Carbon Efficient CO₂Interfaces in Acid through Ion Management Channels

CO₂ electroreduction (CO₂E) in acidic media enables high carbon utilization but is often limited by enhanced hydrogen evolution (HER). Cation-exchange ionomer coatings can suppress HER by enriching alkali cations at the catalyst surface, yet in situ SERS reveals that they also cause excessive *OH adsorption, hindering CO₂ access and suppressing C–C coupling. To address this, we introduce ion management channels (IMCs), a spatially distributed ionomer architecture combining cation- and anion-exchange domains to modulate nanoscale ion transport. Applied to PTFE-Cu gas diffusion electrodes, IMCs facilitate the removal of excess *OH by restructuring interfacial water, increasing *CO coverage, and enhancing multicarbon (C₂₊) selectivity.

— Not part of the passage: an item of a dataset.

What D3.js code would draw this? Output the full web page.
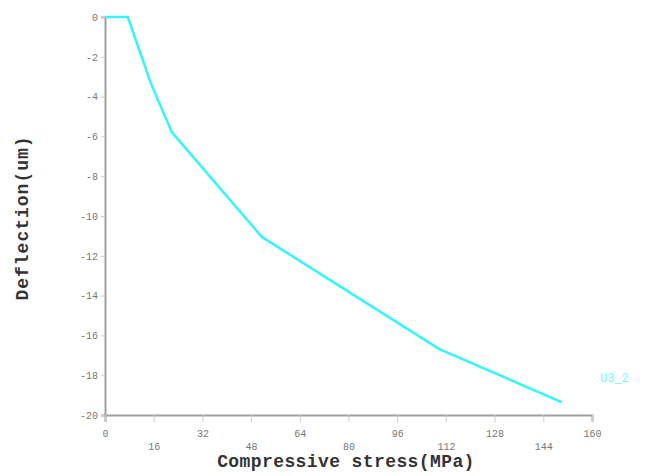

IMC-functionalized electrodes achieve ∼80% Faradaic efficiency for C₂₊ products at 0.5 A·cm^–2, with ∼90% single-pass carbon utilization sustained over 70 h of pulsed operation. This represents a 39% improvement in peak C₂₊ partial current density over monopolar cation-exchange ionomers and a ∼3.4-fold enhancement relative to bare Cu, highlighting the importance of ion-transport engineering for efficient CO₂E.